Want an Accredited Online College Degree? Check the College Accreditation

Want an Accredited Online College Degree? Check the College Accreditation

Posted 05.23.2012 in Articles by Angela

The goal of accreditation is to ensure that institutions of higher learning meet certain standards of education. Essentially, accredited institutions are known and recognized to give education of acceptable quality for work or graduate-and-higher level learning, whereas institutions that are not accredited do not have such a guarantee. Students with degrees received from accredited institutions are known to have met the recognized criteria in that field of study and essentially has received education that meets quality standards. A student without a degree from an accredited school will most likely have a harder time finding a job or transferring academic credits than one who has attended a school with accreditation. Not all schools need to be accredited, however; some specialty schools in trade or other specialized areas may not have accreditation, but are still recognized in their particular community as giving a quality education.

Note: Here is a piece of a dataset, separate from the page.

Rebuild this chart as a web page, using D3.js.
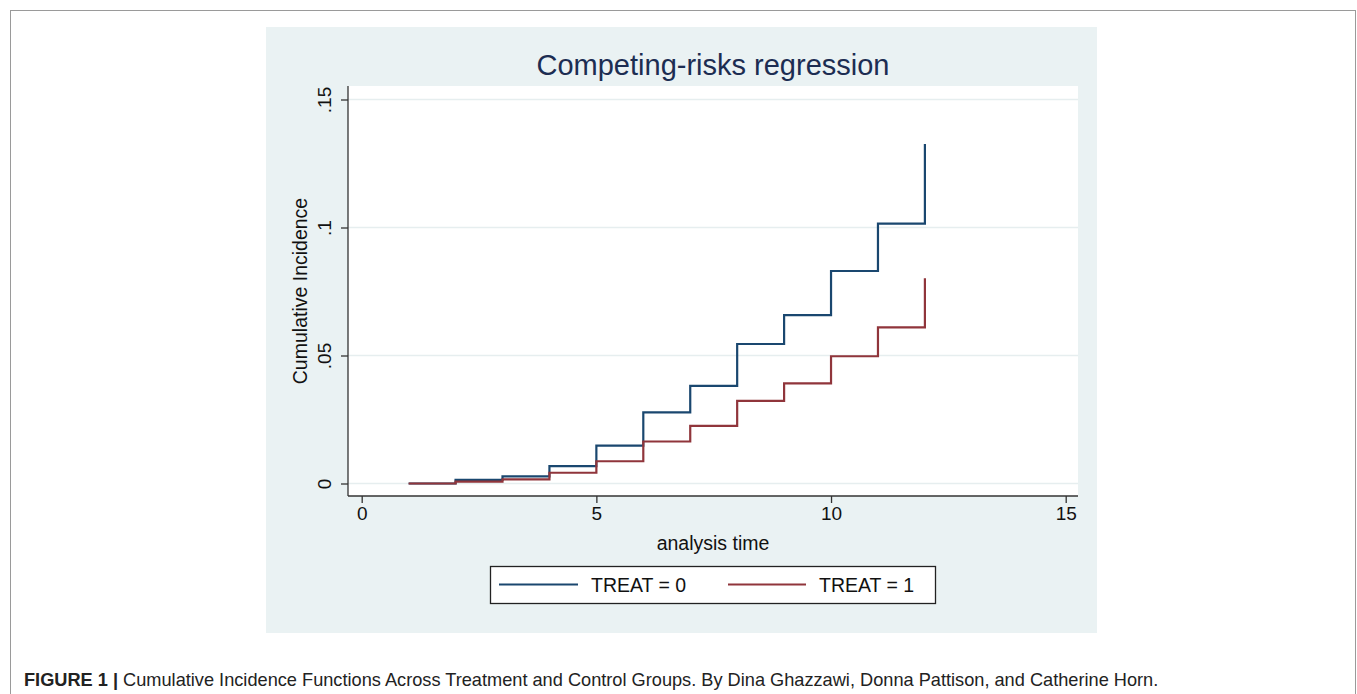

There are many different types of accreditation out there, and it is important to not become confused. Accrediting agencies are agencies that determine the standards for accreditation, perform evaluations, and give out findings. The agencies the U.S. Secretary of Education recognizes as accredited are referred to as “nationally recognized”. The institutions those agencies accredit are eligible to give federal financial aid. The Council for Higher Education Accreditation (CHEA) is another reputable and reliable source that also recognizes accreditation agencies for schools.

Different educational institutions require different types of accreditation. There are two basic types, institutional accreditation and specialized (also called “programmatic”) accreditation. Institutional accreditation means that the entire institution and its entire constituent parts have achieved quality standards, including in curriculum, student services, and all the other parts, have met the standards. Specialized accreditation agencies only give accreditation to a specific program or department within a school, or a specialized school within the agency’s scope (i.e. a specialized field such as dentistry.)

There is also a distinction between regional accreditation and national accreditation. Academically-oriented and non-profit schools usually receive regional accreditation, whereas vocational, career, for-profit schools usually receive national accreditation.

With the importance of accreditation in many professional and academic fields, making sure your school is accredited is important. The school website may say if it is accredited and by whom. Make sure that the agency they have received accreditation from is valid, recognized by CHEA or USDE. Also, the United States Department of Education has a search tool (http://ope.ed.gov/accreditation/Search.aspx) that finds the institution and gives the information on whether it is accredited or not, what specific accreditations it has, etc. Schools not on the USDE list may be accredited by CHEA, and can be searched for in their database (http://www.chea.org/search/default.asp). Newly accredited schools may not yet be in either database. The best way to clear up any confusion is to call the school and ask, then verify the information they give you.

However, even if your school is not accredited, an unaccredited school is okay in some situations. Some specialized schools may not need accreditation to be legitimate and reputable in their field. To learn more about this, speak to alumni from the school or to others in the career field to find out what kind of impact, if any, accreditation will have on your future. One thing to keep in mind is that unaccredited schools don’t offer financial aid, and their credits may not be transferable to other colleges.

Beware of diploma mills, schools that sell diplomas or offer diplomas while giving the student little to no education. Check the validation of the school’s accreditation by looking at the list of recognized accreditation agencies in the USDE database or the CHEA database. If the agency is not recognized, or if the school has other suspicious keys such as offering a diploma in a very short amount of time or schools charging a flat fee for a diploma rather than requiring payment by credits and courses, schools that advertise with spam or pop-up ads, names that sound similar to famous institutions’ names, or schools offering a degree based on “life experiences” are all signs that the institution may be a diploma mill rather than a legitimate accredited mill.

Keep in mind that accreditation is important when choosing a college. It affects not only your career path, but also determines whether or not the college offers financial aid, or if you will be able to transfer credits or continue your education at higher-level institutions. It will also affect many career fields, as employers may filter out those who have not attended accredited schools and those who have not. Ultimately, accreditation is a measure of the quality of the institution and the resources and education available there, and the education at an accredited college is a guarantee of education that meets quality standards.